● **Recorded information**
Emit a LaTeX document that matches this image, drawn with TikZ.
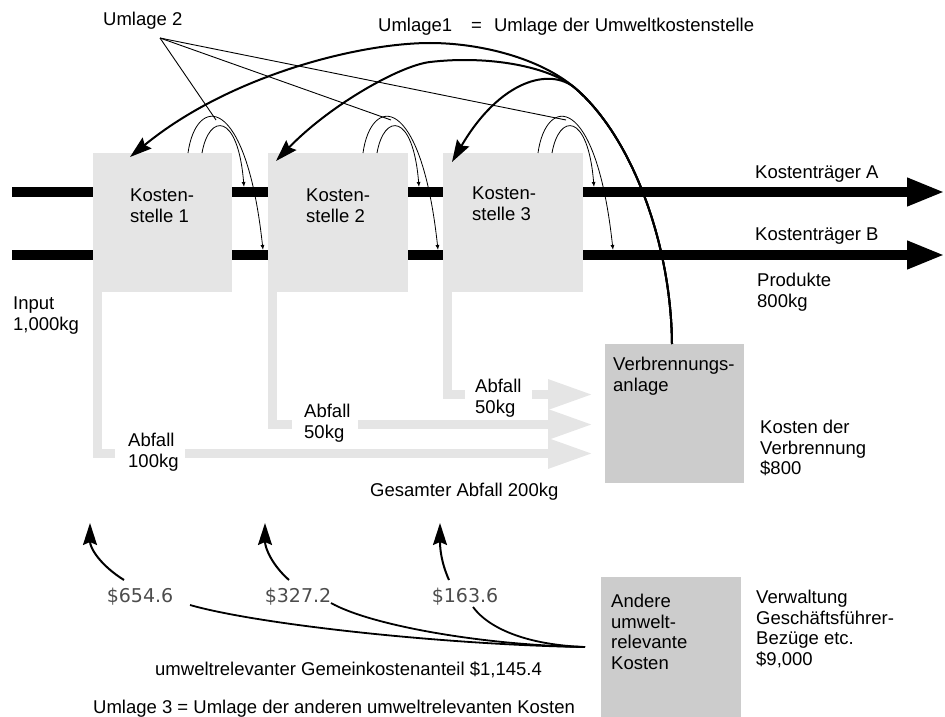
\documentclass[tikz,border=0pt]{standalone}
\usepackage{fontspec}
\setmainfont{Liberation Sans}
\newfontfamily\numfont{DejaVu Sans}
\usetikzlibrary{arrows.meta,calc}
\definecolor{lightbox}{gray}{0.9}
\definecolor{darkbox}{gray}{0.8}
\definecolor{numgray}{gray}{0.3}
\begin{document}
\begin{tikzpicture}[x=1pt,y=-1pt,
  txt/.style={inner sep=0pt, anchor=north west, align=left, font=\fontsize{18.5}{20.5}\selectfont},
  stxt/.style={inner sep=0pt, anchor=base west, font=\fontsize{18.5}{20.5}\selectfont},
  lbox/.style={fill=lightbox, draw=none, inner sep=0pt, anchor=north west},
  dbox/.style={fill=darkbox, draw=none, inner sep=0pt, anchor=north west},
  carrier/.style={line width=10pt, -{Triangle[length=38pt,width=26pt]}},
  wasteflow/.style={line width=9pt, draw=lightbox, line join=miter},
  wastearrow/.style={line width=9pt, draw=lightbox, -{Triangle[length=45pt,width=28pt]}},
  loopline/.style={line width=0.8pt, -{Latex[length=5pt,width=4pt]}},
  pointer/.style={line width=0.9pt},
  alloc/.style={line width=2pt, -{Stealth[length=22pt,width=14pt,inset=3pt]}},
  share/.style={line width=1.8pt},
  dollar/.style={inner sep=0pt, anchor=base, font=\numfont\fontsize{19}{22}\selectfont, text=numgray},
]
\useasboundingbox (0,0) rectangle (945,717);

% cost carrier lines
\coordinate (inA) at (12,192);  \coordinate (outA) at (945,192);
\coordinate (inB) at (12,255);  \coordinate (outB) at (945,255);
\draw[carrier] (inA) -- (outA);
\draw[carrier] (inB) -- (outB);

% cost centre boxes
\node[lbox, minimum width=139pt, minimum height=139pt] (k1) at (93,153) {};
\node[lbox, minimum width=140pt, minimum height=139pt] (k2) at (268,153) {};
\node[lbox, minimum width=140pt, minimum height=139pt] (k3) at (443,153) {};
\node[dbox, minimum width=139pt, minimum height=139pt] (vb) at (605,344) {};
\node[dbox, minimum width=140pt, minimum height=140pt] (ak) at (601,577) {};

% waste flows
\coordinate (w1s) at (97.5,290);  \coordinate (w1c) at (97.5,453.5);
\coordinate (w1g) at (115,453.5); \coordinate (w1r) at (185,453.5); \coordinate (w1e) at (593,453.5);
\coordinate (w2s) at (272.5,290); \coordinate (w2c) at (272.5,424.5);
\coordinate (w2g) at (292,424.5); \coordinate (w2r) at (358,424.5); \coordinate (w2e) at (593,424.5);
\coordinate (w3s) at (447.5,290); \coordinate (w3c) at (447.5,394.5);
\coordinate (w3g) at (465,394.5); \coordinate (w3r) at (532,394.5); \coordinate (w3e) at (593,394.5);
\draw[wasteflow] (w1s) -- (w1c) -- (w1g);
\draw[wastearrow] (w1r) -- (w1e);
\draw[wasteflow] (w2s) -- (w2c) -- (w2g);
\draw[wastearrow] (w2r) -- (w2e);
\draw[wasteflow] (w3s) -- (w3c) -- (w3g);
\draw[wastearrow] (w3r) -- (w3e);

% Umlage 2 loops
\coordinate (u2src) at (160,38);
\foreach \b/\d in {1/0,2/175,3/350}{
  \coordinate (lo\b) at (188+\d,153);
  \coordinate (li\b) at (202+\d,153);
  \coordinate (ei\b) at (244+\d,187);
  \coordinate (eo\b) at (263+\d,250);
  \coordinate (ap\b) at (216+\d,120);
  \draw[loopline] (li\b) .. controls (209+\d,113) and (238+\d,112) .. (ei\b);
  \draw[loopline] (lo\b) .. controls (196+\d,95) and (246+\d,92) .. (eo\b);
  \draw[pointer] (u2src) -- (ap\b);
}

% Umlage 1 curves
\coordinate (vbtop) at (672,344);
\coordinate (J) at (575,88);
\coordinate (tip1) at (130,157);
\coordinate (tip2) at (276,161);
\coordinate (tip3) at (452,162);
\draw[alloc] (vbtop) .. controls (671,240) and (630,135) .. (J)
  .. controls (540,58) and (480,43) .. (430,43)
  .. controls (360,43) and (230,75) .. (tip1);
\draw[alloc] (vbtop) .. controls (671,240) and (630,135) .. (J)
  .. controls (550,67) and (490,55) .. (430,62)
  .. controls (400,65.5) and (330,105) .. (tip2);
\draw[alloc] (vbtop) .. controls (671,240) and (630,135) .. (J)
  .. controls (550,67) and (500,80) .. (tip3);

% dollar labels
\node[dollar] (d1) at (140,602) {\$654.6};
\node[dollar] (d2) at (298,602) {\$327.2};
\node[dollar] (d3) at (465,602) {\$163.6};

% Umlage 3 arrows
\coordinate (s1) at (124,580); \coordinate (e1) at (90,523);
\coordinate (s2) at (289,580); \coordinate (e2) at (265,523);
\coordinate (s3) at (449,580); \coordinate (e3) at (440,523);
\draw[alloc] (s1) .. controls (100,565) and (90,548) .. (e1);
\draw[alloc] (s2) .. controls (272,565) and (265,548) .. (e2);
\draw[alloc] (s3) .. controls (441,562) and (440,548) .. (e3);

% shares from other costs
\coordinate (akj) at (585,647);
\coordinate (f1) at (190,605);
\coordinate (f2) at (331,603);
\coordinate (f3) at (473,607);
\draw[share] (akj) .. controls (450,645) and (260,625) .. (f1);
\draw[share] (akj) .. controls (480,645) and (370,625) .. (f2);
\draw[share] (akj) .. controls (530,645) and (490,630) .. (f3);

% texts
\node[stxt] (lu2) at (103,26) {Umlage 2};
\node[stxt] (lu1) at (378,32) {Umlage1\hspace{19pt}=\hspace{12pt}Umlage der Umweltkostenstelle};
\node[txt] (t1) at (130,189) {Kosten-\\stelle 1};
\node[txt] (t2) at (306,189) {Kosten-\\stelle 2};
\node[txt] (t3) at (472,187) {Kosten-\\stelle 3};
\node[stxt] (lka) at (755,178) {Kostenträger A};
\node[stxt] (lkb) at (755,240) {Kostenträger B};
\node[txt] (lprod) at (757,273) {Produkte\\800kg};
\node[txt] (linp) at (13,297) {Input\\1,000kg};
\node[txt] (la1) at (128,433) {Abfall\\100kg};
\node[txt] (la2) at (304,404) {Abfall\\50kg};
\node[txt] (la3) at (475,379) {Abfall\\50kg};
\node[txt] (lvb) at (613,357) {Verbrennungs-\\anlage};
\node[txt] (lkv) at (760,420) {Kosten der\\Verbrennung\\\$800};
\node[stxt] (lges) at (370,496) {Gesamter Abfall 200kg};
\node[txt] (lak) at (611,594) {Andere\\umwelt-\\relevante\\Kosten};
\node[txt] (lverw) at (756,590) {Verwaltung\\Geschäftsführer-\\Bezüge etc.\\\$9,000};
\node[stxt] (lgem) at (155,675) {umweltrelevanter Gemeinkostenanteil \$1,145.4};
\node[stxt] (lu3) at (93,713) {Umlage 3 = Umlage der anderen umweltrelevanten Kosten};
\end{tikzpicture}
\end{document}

● **Your goal**
Transcribe the full listing above exactly, with the images removed.

● **Answer in full**
Emit a LaTeX document that matches this image, drawn with TikZ.
\documentclass[tikz,border=0pt]{standalone}
\usepackage{fontspec}
\setmainfont{Liberation Sans}
\newfontfamily\numfont{DejaVu Sans}
\usetikzlibrary{arrows.meta,calc}
\definecolor{lightbox}{gray}{0.9}
\definecolor{darkbox}{gray}{0.8}
\definecolor{numgray}{gray}{0.3}
\begin{document}
\begin{tikzpicture}[x=1pt,y=-1pt,
  txt/.style={inner sep=0pt, anchor=north west, align=left, font=\fontsize{18.5}{20.5}\selectfont},
  stxt/.style={inner sep=0pt, anchor=base west, font=\fontsize{18.5}{20.5}\selectfont},
  lbox/.style={fill=lightbox, draw=none, inner sep=0pt, anchor=north west},
  dbox/.style={fill=darkbox, draw=none, inner sep=0pt, anchor=north west},
  carrier/.style={line width=10pt, -{Triangle[length=38pt,width=26pt]}},
  wasteflow/.style={line width=9pt, draw=lightbox, line join=miter},
  wastearrow/.style={line width=9pt, draw=lightbox, -{Triangle[length=45pt,width=28pt]}},
  loopline/.style={line width=0.8pt, -{Latex[length=5pt,width=4pt]}},
  pointer/.style={line width=0.9pt},
  alloc/.style={line width=2pt, -{Stealth[length=22pt,width=14pt,inset=3pt]}},
  share/.style={line width=1.8pt},
  dollar/.style={inner sep=0pt, anchor=base, font=\numfont\fontsize{19}{22}\selectfont, text=numgray},
]
\useasboundingbox (0,0) rectangle (945,717);

% cost carrier lines
\coordinate (inA) at (12,192);  \coordinate (outA) at (945,192);
\coordinate (inB) at (12,255);  \coordinate (outB) at (945,255);
\draw[carrier] (inA) -- (outA);
\draw[carrier] (inB) -- (outB);

% cost centre boxes
\node[lbox, minimum width=139pt, minimum height=139pt] (k1) at (93,153) {};
\node[lbox, minimum width=140pt, minimum height=139pt] (k2) at (268,153) {};
\node[lbox, minimum width=140pt, minimum height=139pt] (k3) at (443,153) {};
\node[dbox, minimum width=139pt, minimum height=139pt] (vb) at (605,344) {};
\node[dbox, minimum width=140pt, minimum height=140pt] (ak) at (601,577) {};

% waste flows
\coordinate (w1s) at (97.5,290);  \coordinate (w1c) at (97.5,453.5);
\coordinate (w1g) at (115,453.5); \coordinate (w1r) at (185,453.5); \coordinate (w1e) at (593,453.5);
\coordinate (w2s) at (272.5,290); \coordinate (w2c) at (272.5,424.5);
\coordinate (w2g) at (292,424.5); \coordinate (w2r) at (358,424.5); \coordinate (w2e) at (593,424.5);
\coordinate (w3s) at (447.5,290); \coordinate (w3c) at (447.5,394.5);
\coordinate (w3g) at (465,394.5); \coordinate (w3r) at (532,394.5); \coordinate (w3e) at (593,394.5);
\draw[wasteflow] (w1s) -- (w1c) -- (w1g);
\draw[wastearrow] (w1r) -- (w1e);
\draw[wasteflow] (w2s) -- (w2c) -- (w2g);
\draw[wastearrow] (w2r) -- (w2e);
\draw[wasteflow] (w3s) -- (w3c) -- (w3g);
\draw[wastearrow] (w3r) -- (w3e);

% Umlage 2 loops
\coordinate (u2src) at (160,38);
\foreach \b/\d in {1/0,2/175,3/350}{
  \coordinate (lo\b) at (188+\d,153);
  \coordinate (li\b) at (202+\d,153);
  \coordinate (ei\b) at (244+\d,187);
  \coordinate (eo\b) at (263+\d,250);
  \coordinate (ap\b) at (216+\d,120);
  \draw[loopline] (li\b) .. controls (209+\d,113) and (238+\d,112) .. (ei\b);
  \draw[loopline] (lo\b) .. controls (196+\d,95) and (246+\d,92) .. (eo\b);
  \draw[pointer] (u2src) -- (ap\b);
}

% Umlage 1 curves
\coordinate (vbtop) at (672,344);
\coordinate (J) at (575,88);
\coordinate (tip1) at (130,157);
\coordinate (tip2) at (276,161);
\coordinate (tip3) at (452,162);
\draw[alloc] (vbtop) .. controls (671,240) and (630,135) .. (J)
  .. controls (540,58) and (480,43) .. (430,43)
  .. controls (360,43) and (230,75) .. (tip1);
\draw[alloc] (vbtop) .. controls (671,240) and (630,135) .. (J)
  .. controls (550,67) and (490,55) .. (430,62)
  .. controls (400,65.5) and (330,105) .. (tip2);
\draw[alloc] (vbtop) .. controls (671,240) and (630,135) .. (J)
  .. controls (550,67) and (500,80) .. (tip3);

% dollar labels
\node[dollar] (d1) at (140,602) {\$654.6};
\node[dollar] (d2) at (298,602) {\$327.2};
\node[dollar] (d3) at (465,602) {\$163.6};

% Umlage 3 arrows
\coordinate (s1) at (124,580); \coordinate (e1) at (90,523);
\coordinate (s2) at (289,580); \coordinate (e2) at (265,523);
\coordinate (s3) at (449,580); \coordinate (e3) at (440,523);
\draw[alloc] (s1) .. controls (100,565) and (90,548) .. (e1);
\draw[alloc] (s2) .. controls (272,565) and (265,548) .. (e2);
\draw[alloc] (s3) .. controls (441,562) and (440,548) .. (e3);

% shares from other costs
\coordinate (akj) at (585,647);
\coordinate (f1) at (190,605);
\coordinate (f2) at (331,603);
\coordinate (f3) at (473,607);
\draw[share] (akj) .. controls (450,645) and (260,625) .. (f1);
\draw[share] (akj) .. controls (480,645) and (370,625) .. (f2);
\draw[share] (akj) .. controls (530,645) and (490,630) .. (f3);

% texts
\node[stxt] (lu2) at (103,26) {Umlage 2};
\node[stxt] (lu1) at (378,32) {Umlage1\hspace{19pt}=\hspace{12pt}Umlage der Umweltkostenstelle};
\node[txt] (t1) at (130,189) {Kosten-\\stelle 1};
\node[txt] (t2) at (306,189) {Kosten-\\stelle 2};
\node[txt] (t3) at (472,187) {Kosten-\\stelle 3};
\node[stxt] (lka) at (755,178) {Kostenträger A};
\node[stxt] (lkb) at (755,240) {Kostenträger B};
\node[txt] (lprod) at (757,273) {Produkte\\800kg};
\node[txt] (linp) at (13,297) {Input\\1,000kg};
\node[txt] (la1) at (128,433) {Abfall\\100kg};
\node[txt] (la2) at (304,404) {Abfall\\50kg};
\node[txt] (la3) at (475,379) {Abfall\\50kg};
\node[txt] (lvb) at (613,357) {Verbrennungs-\\anlage};
\node[txt] (lkv) at (760,420) {Kosten der\\Verbrennung\\\$800};
\node[stxt] (lges) at (370,496) {Gesamter Abfall 200kg};
\node[txt] (lak) at (611,594) {Andere\\umwelt-\\relevante\\Kosten};
\node[txt] (lverw) at (756,590) {Verwaltung\\Geschäftsführer-\\Bezüge etc.\\\$9,000};
\node[stxt] (lgem) at (155,675) {umweltrelevanter Gemeinkostenanteil \$1,145.4};
\node[stxt] (lu3) at (93,713) {Umlage 3 = Umlage der anderen umweltrelevanten Kosten};
\end{tikzpicture}
\end{document}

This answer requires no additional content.